• **What needs to be done**
Every entry below must be repeated exactly; skip the pictures.

• **Extracted information**
--*--
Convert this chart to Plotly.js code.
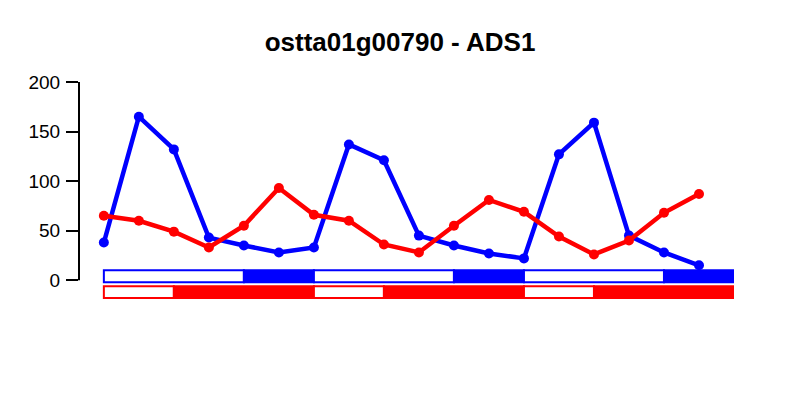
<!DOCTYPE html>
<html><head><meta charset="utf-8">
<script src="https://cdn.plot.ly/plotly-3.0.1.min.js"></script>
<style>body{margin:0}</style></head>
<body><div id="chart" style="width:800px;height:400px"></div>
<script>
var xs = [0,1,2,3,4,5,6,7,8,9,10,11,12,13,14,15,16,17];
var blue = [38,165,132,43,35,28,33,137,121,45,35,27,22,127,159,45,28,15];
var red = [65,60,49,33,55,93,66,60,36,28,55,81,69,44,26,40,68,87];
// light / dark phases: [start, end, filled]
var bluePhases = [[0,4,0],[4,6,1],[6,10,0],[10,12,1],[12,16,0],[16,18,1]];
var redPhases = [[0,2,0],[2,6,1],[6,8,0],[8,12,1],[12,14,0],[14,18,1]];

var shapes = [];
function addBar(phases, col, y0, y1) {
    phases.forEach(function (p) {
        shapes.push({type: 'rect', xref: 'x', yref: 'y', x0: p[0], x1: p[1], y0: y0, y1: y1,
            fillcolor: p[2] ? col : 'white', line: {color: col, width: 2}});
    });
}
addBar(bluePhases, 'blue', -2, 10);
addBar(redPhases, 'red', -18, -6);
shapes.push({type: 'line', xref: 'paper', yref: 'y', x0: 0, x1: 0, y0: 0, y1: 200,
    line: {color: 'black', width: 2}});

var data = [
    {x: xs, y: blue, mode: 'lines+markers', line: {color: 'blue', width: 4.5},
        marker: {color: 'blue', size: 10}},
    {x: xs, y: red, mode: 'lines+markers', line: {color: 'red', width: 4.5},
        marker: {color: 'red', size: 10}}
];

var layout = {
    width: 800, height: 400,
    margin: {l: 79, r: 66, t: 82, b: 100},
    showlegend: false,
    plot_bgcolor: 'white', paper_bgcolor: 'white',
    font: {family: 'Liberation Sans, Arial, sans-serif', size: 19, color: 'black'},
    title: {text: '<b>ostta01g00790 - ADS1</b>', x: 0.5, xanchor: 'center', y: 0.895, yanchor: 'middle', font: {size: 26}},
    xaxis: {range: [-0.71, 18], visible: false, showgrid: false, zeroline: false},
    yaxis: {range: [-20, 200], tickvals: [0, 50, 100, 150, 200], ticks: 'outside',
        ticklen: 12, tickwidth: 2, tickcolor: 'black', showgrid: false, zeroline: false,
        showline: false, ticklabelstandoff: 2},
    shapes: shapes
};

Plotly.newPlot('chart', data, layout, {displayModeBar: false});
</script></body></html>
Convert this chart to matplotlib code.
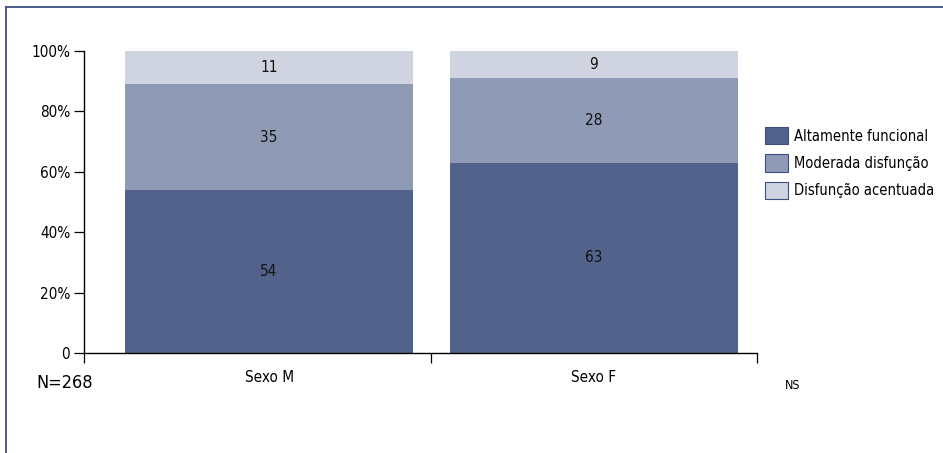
--*--
• **Exercise response**
Convert this chart to Plotly.js code.
<!DOCTYPE html>
<html><head><meta charset="utf-8">
<script src="https://cdn.plot.ly/plotly-3.0.1.min.js"></script>
<style>body{margin:0}</style></head>
<body><div id="chart" style="width:800px;height:400px"></div>
<script>
var xs = [0,1,2,3,4,5,6,7,8,9,10,11,12,13,14,15,16,17];
var blue = [38,165,132,43,35,28,33,137,121,45,35,27,22,127,159,45,28,15];
var red = [65,60,49,33,55,93,66,60,36,28,55,81,69,44,26,40,68,87];
// light / dark phases: [start, end, filled]
var bluePhases = [[0,4,0],[4,6,1],[6,10,0],[10,12,1],[12,16,0],[16,18,1]];
var redPhases = [[0,2,0],[2,6,1],[6,8,0],[8,12,1],[12,14,0],[14,18,1]];

var shapes = [];
function addBar(phases, col, y0, y1) {
    phases.forEach(function (p) {
        shapes.push({type: 'rect', xref: 'x', yref: 'y', x0: p[0], x1: p[1], y0: y0, y1: y1,
            fillcolor: p[2] ? col : 'white', line: {color: col, width: 2}});
    });
}
addBar(bluePhases, 'blue', -2, 10);
addBar(redPhases, 'red', -18, -6);
shapes.push({type: 'line', xref: 'paper', yref: 'y', x0: 0, x1: 0, y0: 0, y1: 200,
    line: {color: 'black', width: 2}});

var data = [
    {x: xs, y: blue, mode: 'lines+markers', line: {color: 'blue', width: 4.5},
        marker: {color: 'blue', size: 10}},
    {x: xs, y: red, mode: 'lines+markers', line: {color: 'red', width: 4.5},
        marker: {color: 'red', size: 10}}
];

var layout = {
    width: 800, height: 400,
    margin: {l: 79, r: 66, t: 82, b: 100},
    showlegend: false,
    plot_bgcolor: 'white', paper_bgcolor: 'white',
    font: {family: 'Liberation Sans, Arial, sans-serif', size: 19, color: 'black'},
    title: {text: '<b>ostta01g00790 - ADS1</b>', x: 0.5, xanchor: 'center', y: 0.895, yanchor: 'middle', font: {size: 26}},
    xaxis: {range: [-0.71, 18], visible: false, showgrid: false, zeroline: false},
    yaxis: {range: [-20, 200], tickvals: [0, 50, 100, 150, 200], ticks: 'outside',
        ticklen: 12, tickwidth: 2, tickcolor: 'black', showgrid: false, zeroline: false,
        showline: false, ticklabelstandoff: 2},
    shapes: shapes
};

Plotly.newPlot('chart', data, layout, {displayModeBar: false});
</script></body></html>
Convert this chart to matplotlib code.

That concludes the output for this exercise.